I was really, really touched by all the kind messages I received in response to my last blog. Honestly getting each message was really amazing. I felt so moved by all of your kindness. I was especially touched by the messages from those of you currently going through cycles or in IVF limbo. I know that it can be reassuring when others get positives (I have got much reassurance from fellow bloggers who got positives) but I also know that it can be a gut punch, so I really appreciate your generosity in being happy for me. Thank you so much.
After I got the results from my first beta, my over-riding emotion was shock. I simply couldn’t believe it. Although I was hoping so, so badly for a positive result, I didn’t really believe that it would happen. It didn’t take too long before the shock turned to disbelief. It just didn’t seem real. After all, I had zero symptoms (which is not unreasonable really) and I felt no different from normal. I couldn’t really believe that it was true.
I asked my clinic for a second beta because I needed to know (for my sanity) that the HCG was doubling appropriately (apparently my clinic doesn’t do second betas routinely – it only recommends it for people with borderline results the first time). The nurse who took my bloods was a little surprised that I wanted to repeat the test because she felt that my first beta was strong, but thankfully they humoured me and the second beta came back with a great result & the requisite doubling. Phew. Relief once more…. Except of course the relief only lasts so long before the disbelief kicks in again.
And now it has been three days since my second beta and it is 15 days until my first scan, and the fears are starting to kick in big time. I had no symptoms over the weekend (still very early days so again, it’s still not unreasonable) but today I’ve started feeling really crampy. It’s the same sort of pre-menstrual cramps that I get and it’s really unsettling. I really want to phone the clinic and ask for another beta but for once I’m really lacking the courage to ask and I don’t know why. It’s most unlike me to be shy about coming forward.
My husband has been great at trying to allay my fears.

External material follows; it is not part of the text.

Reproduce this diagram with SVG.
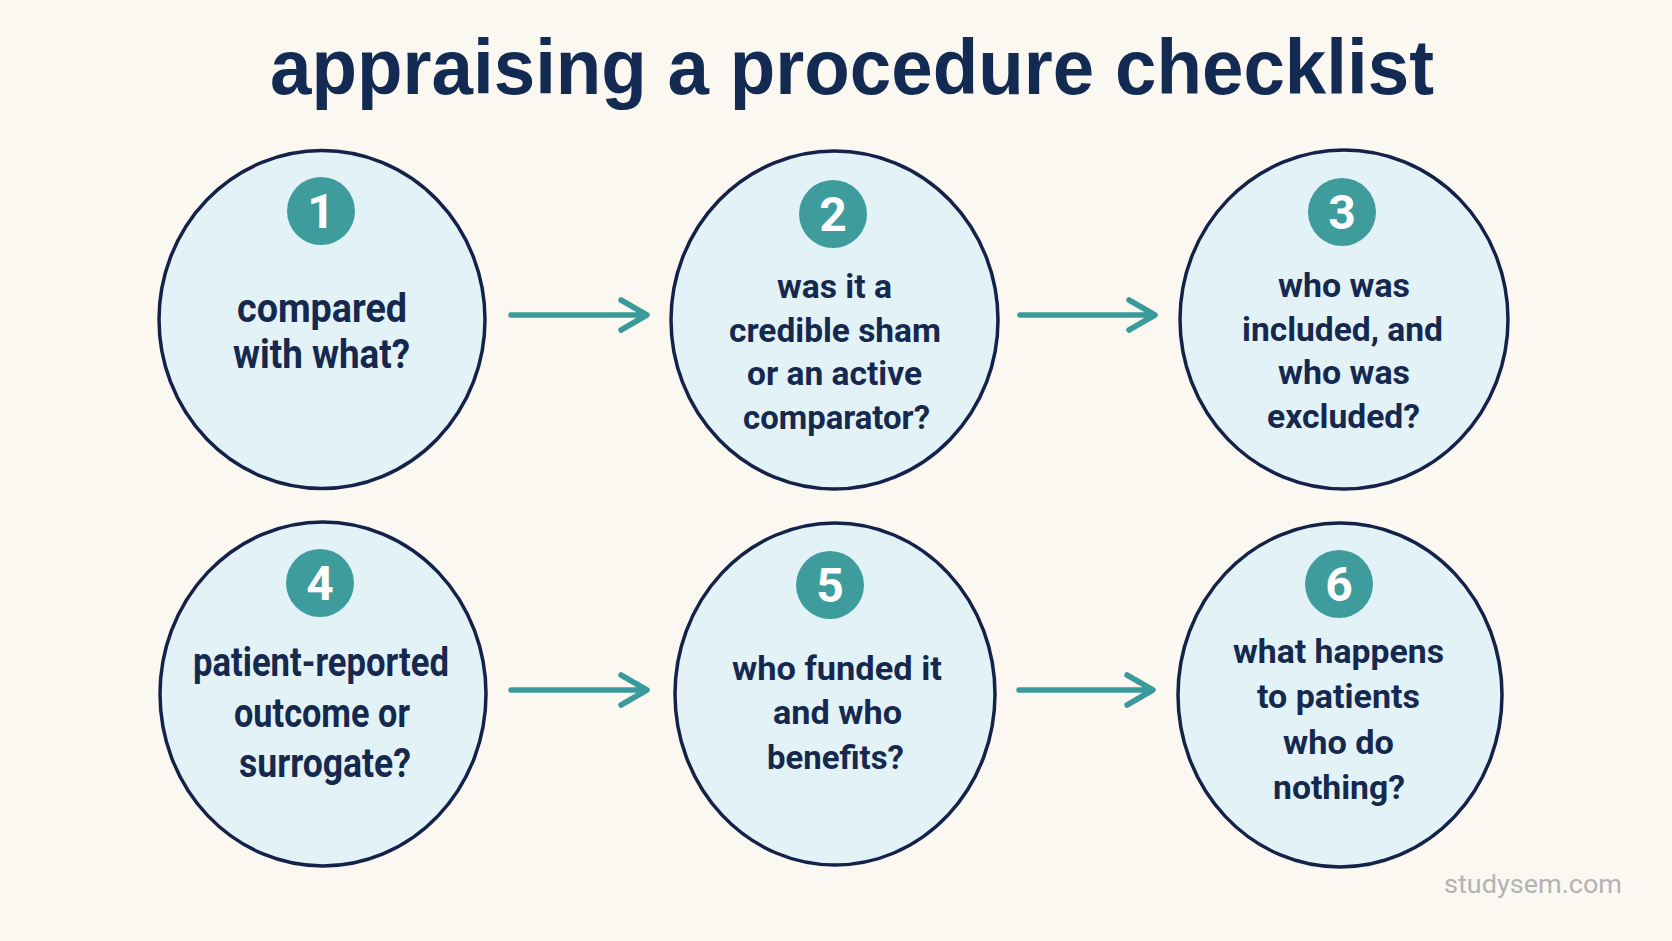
<svg xmlns="http://www.w3.org/2000/svg" width="1672" height="941" viewBox="0 0 1672 941">
  <defs>
    <style>
      .bg { fill: #fbf8f1; }
      .node { fill: #e3f2f7; stroke: #14224a; stroke-width: 3.5; }
      .badge { fill: #3e9c9c; }
      .num { font-family: Roboto, "Liberation Sans", sans-serif; font-weight: 700; font-size: 48px; fill: #ffffff; text-anchor: middle; }
      .big { font-family: Roboto, "Liberation Sans", sans-serif; font-weight: 700; font-size: 41px; fill: #15284d; text-anchor: middle; }
      .txt { font-family: Roboto, "Liberation Sans", sans-serif; font-weight: 700; font-size: 34px; fill: #15284d; text-anchor: middle; }
      .title { font-family: "Liberation Sans", Arial, sans-serif; font-weight: 700; font-size: 77px; fill: #132a52; text-anchor: middle; }
      .wm { font-family: Roboto, "Liberation Sans", sans-serif; font-size: 26px; fill: #b3b3b3; text-anchor: middle; }
      .conn { fill: none; stroke: #3a9a9a; stroke-width: 5.5; stroke-linecap: round; stroke-linejoin: round; }
    </style>
  </defs>
  <rect class="bg" x="0" y="0" width="1672" height="941"/>
  <text class="title" x="852" y="94" textLength="1164" lengthAdjust="spacingAndGlyphs">appraising a procedure checklist</text>

  <g id="connectors">
    <path class="conn" d="M511 315 H646 M621 300 L647 315 L621 330"/>
    <path class="conn" d="M1020 315 H1154 M1129 300 L1155 315 L1129 330"/>
    <path class="conn" d="M511 690 H646 M621 675 L647 690 L621 705"/>
    <path class="conn" d="M1019 690 H1152 M1127 675 L1153 690 L1127 705"/>
  </g>

  <g id="node1">
    <ellipse class="node" cx="322" cy="319.5" rx="163" ry="169"/>
    <circle class="badge" cx="321" cy="211" r="34"/>
    <text class="num" x="321" y="228">1</text>
    <text class="big" x="322" y="322" textLength="170" lengthAdjust="spacingAndGlyphs">compared</text>
    <text class="big" x="321.5" y="368" textLength="177" lengthAdjust="spacingAndGlyphs">with what?</text>
  </g>

  <g id="node2">
    <ellipse class="node" cx="834.5" cy="320" rx="163.5" ry="169"/>
    <circle class="badge" cx="833" cy="214" r="34"/>
    <text class="num" x="833" y="231">2</text>
    <text class="txt" x="834.5" y="298" textLength="115" lengthAdjust="spacingAndGlyphs">was it a</text>
    <text class="txt" x="835" y="342" textLength="212" lengthAdjust="spacingAndGlyphs">credible sham</text>
    <text class="txt" x="834.5" y="385" textLength="175" lengthAdjust="spacingAndGlyphs">or an active</text>
    <text class="txt" x="836.5" y="429" textLength="187" lengthAdjust="spacingAndGlyphs">comparator?</text>
  </g>

  <g id="node3">
    <ellipse class="node" cx="1344" cy="319.5" rx="164" ry="169.5"/>
    <circle class="badge" cx="1342" cy="212" r="34"/>
    <text class="num" x="1342" y="229">3</text>
    <text class="txt" x="1344" y="297" textLength="132" lengthAdjust="spacingAndGlyphs">who was</text>
    <text class="txt" x="1342.5" y="341" textLength="201" lengthAdjust="spacingAndGlyphs">included, and</text>
    <text class="txt" x="1344" y="384" textLength="132" lengthAdjust="spacingAndGlyphs">who was</text>
    <text class="txt" x="1343.5" y="428" textLength="153" lengthAdjust="spacingAndGlyphs">excluded?</text>
  </g>

  <g id="node4">
    <ellipse class="node" cx="323" cy="694" rx="163" ry="172"/>
    <circle class="badge" cx="320" cy="583" r="34"/>
    <text class="num" x="320" y="600">4</text>
    <text class="big" x="321" y="676" textLength="256" lengthAdjust="spacingAndGlyphs">patient-reported</text>
    <text class="big" x="322" y="727" textLength="176" lengthAdjust="spacingAndGlyphs">outcome or</text>
    <text class="big" x="325" y="777" textLength="172" lengthAdjust="spacingAndGlyphs">surrogate?</text>
  </g>

  <g id="node5">
    <ellipse class="node" cx="835" cy="694" rx="160" ry="171"/>
    <circle class="badge" cx="830" cy="585" r="34"/>
    <text class="num" x="830" y="602">5</text>
    <text class="txt" x="837" y="680" textLength="210" lengthAdjust="spacingAndGlyphs">who funded it</text>
    <text class="txt" x="837.5" y="724" textLength="129" lengthAdjust="spacingAndGlyphs">and who</text>
    <text class="txt" x="835.5" y="769" textLength="137" lengthAdjust="spacingAndGlyphs">benefits?</text>
  </g>

  <g id="node6">
    <ellipse class="node" cx="1340" cy="695" rx="162" ry="172"/>
    <circle class="badge" cx="1339" cy="584" r="34"/>
    <text class="num" x="1339" y="601">6</text>
    <text class="txt" x="1338.5" y="663" textLength="211" lengthAdjust="spacingAndGlyphs">what happens</text>
    <text class="txt" x="1338.5" y="708" textLength="163" lengthAdjust="spacingAndGlyphs">to patients</text>
    <text class="txt" x="1338.5" y="754" textLength="111" lengthAdjust="spacingAndGlyphs">who do</text>
    <text class="txt" x="1339" y="799" textLength="132" lengthAdjust="spacingAndGlyphs">nothing?</text>
  </g>

  <text class="wm" x="1533" y="893" textLength="178" lengthAdjust="spacingAndGlyphs">studysem.com</text>
</svg>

He thinks the cramping is a good sign, he thinks it’s my body starting to change in a good way. I dunno. I’m not so sure, it doesn’t feel too good to me and although my hub has always been brilliant about supporting me through menstrual issues, he can’t really know what it feels like (what with being a boy and all) so somehow his comments don’t reassure me like I wish they would.
Sorry I know I’m sounding like a right old negative nelly here but I’m just so fearful it’s going to go wrong.
I’m not sure I can last out until the scan without doing something (but what?). I guess I’ll just have to see how I feel tomorrow and take it a day at a time.